October 20th. That was the date of my last entry to this blog. Shockingly, this page has actually increased in foot traffic since then, I’m not sure how.
Why haven’t I posted? Well the answer is pretty simple:
- I haven’t been writing as much. Life with two kids and a busier work schedule has shrunken my time. Also a couple other things have taken up a good deal of my time I will talk about in a minute.
- The things I have written either were not any good, or things you guys don’t typically read much anyway (science and medicine heavy), or extremely dark and I didn’t really want to sparsely put out really dark things. It might give the wrong impression of how I have been feeling.
- I’ve been feeling really great! Even my sleep has been pretty normal for the last few weeks, even though sleep is a continual issue for me. I’ve had a handful of rotten stuff happen, hence the dark essays, but I felt great throughout the holidays despite those things.

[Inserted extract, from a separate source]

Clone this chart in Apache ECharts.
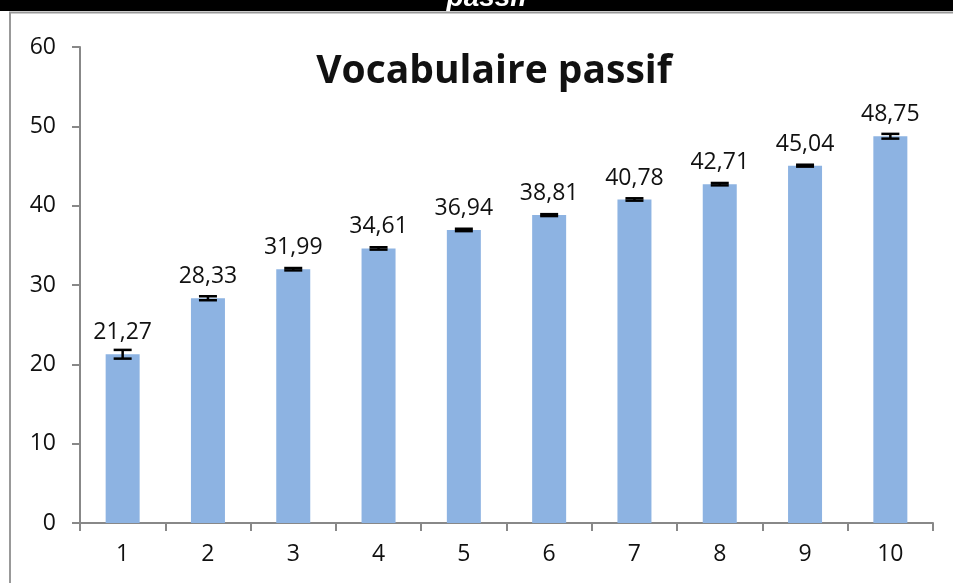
<!DOCTYPE html>
<html>
<head>
<meta charset="utf-8">
<script src="https://cdn.jsdelivr.net/npm/echarts@6/dist/echarts.min.js"></script>
<style>
  html, body { margin: 0; padding: 0; background: #fff; }
  #chart { width: 953px; height: 583px; }
</style>
</head>
<body>
<div id="chart"></div>
<script>
// data
var categories = ['1', '2', '3', '4', '5', '6', '7', '8', '9', '10'];
var values = [21.27, 28.33, 31.99, 34.61, 36.94, 38.81, 40.78, 42.71, 45.04, 48.75];
var labels = ['21,27', '28,33', '31,99', '34,61', '36,94', '38,81', '40,78', '42,71', '45,04', '48,75'];
var errors = [0.55, 0.25, 0.15, 0.15, 0.15, 0.12, 0.15, 0.15, 0.12, 0.3];

var chart = echarts.init(document.getElementById('chart'));

var errData = values.map(function (v, i) { return [i, v - errors[i], v + errors[i]]; });

var option = {
    animation: false,
    textStyle: { fontFamily: 'Open Sans' },
    title: {
        text: 'Vocabulaire passif',
        left: 489,
        textAlign: 'center',
        top: 47,
        textStyle: { fontSize: 39, fontWeight: 'bold', color: '#111', fontFamily: 'Open Sans' }
    },
    graphic: [
        { type: 'rect', shape: { x: 0, y: 0, width: 953, height: 11 }, style: { fill: '#000' } },
        { type: 'rect', shape: { x: 0, y: 0, width: 4, height: 12 }, style: { fill: '#000' } },
        { type: 'text', x: 487, y: 12, style: { text: 'passif', fill: '#fff', font: 'italic bold 28px "Liberation Sans"', textAlign: 'center', textVerticalAlign: 'bottom' }, z: 1 },
        { type: 'rect', shape: { x: 0, y: 11, width: 953, height: 20 }, style: { fill: '#fff' }, z: 2 },
        { type: 'polyline', shape: { points: [[10, 600], [10, 12.5], [960, 12.5]] }, style: { stroke: '#999', lineWidth: 2, fill: null }, z: 3 }
    ],
    grid: { left: 80, right: 20, top: 47, bottom: 60 },
    xAxis: {
        type: 'category',
        data: categories,
        axisLine: { lineStyle: { color: '#888', width: 2 } },
        axisTick: { show: true, length: 8, lineStyle: { color: '#888', width: 2 } },
        axisLabel: { color: '#111', fontSize: 23, margin: 20 }
    },
    yAxis: {
        type: 'value',
        min: 0, max: 60, interval: 10,
        splitLine: { show: false },
        axisLine: { show: true, lineStyle: { color: '#888', width: 2 } },
        axisTick: { show: true, length: 8, lineStyle: { color: '#888', width: 2 } },
        axisLabel: { color: '#111', fontSize: 23, margin: 24 }
    },
    series: [
        {
            type: 'bar',
            data: values,
            barWidth: 34,
            itemStyle: { color: '#8db3e2' },
            label: {
                show: true, position: 'top', distance: 10, color: '#111', fontSize: 23,
                formatter: function (p) { return labels[p.dataIndex]; }
            },
            z: 2
        },
        {
            type: 'custom',
            data: errData,
            z: 5,
            renderItem: function (params, api) {
                var x = api.coord([api.value(0), api.value(1)])[0];
                var lo = api.coord([api.value(0), api.value(1)])[1];
                var hi = api.coord([api.value(0), api.value(2)])[1];
                var hw = 9;
                var st = { stroke: '#000', lineWidth: 2.5 };
                return {
                    type: 'group',
                    children: [
                        { type: 'line', shape: { x1: x, y1: lo, x2: x, y2: hi }, style: st },
                        { type: 'line', shape: { x1: x - hw, y1: lo, x2: x + hw, y2: lo }, style: st },
                        { type: 'line', shape: { x1: x - hw, y1: hi, x2: x + hw, y2: hi }, style: st }
                    ]
                };
            }
        }
    ]
};

chart.setOption(option);
</script>
</body>
</html>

- The election. I don’t really want to get into politics here. But somehow it became and unavoidable thing that all of my essays for the last several months devolved into. I hated it, so I chose not to publish it.
- The election. It has consumed most of my brain space. For the last few years, most of my brain space was devoted to mental health stuff. I spent all of my free time reading about mental health stuff and now that time is dedicated to politics. I’m sure there is a good essay in there about my obsessive nature when it comes to diving head long into a topic for months, or years, on end. Maybe I’ll get into that later.
- The election. I can only handle putting so much of myself out there for public consumption. And since I have been putting a lot of my political opinions out there, I felt less inclined to put this side of myself on display as well.
So here is the rundown:
The holidays were actually pretty bad for me. It was an odd flip. Normally the holidays are great and I feel terrible, but this year they were terrible and I felt great. Who knows. The issues I did encounter during the holidays almost exclusively centered on family, so don’t expect any big write ups about that.
I have maintained a level or even up mood sustained since March. I am fully off of medication, only occasionally taking some klonopin when anxious, especially when I cannot sleep.
I recently traded some old guitar gear for a new (to me) amp. It is a fun amp to play on and I have retooled my pedal board and I have played on it at least half hour everyday for a couple weeks now. It has been a great source of stress relief.
So, that’s that I guess. I just renewed this website for another year. The middle of February will mark my third year of this endeavor, and I still consider it to be one of the best things I have ever done with my time. Over the holidays a handful of people contacted me with depression and anxiety problems. I have noticed a lot more people willing to discuss there struggles on social media. And I feel like the blogging community is really working to scale down some of the stigma. I’m proud to be even an insignificant part of that.
So I am hoping that this means I am back in the saddle with some stuff I have been working on. Expect the first blog to publish on Wednesday.
Thanks for still being here and I look forward to sharing more with you again.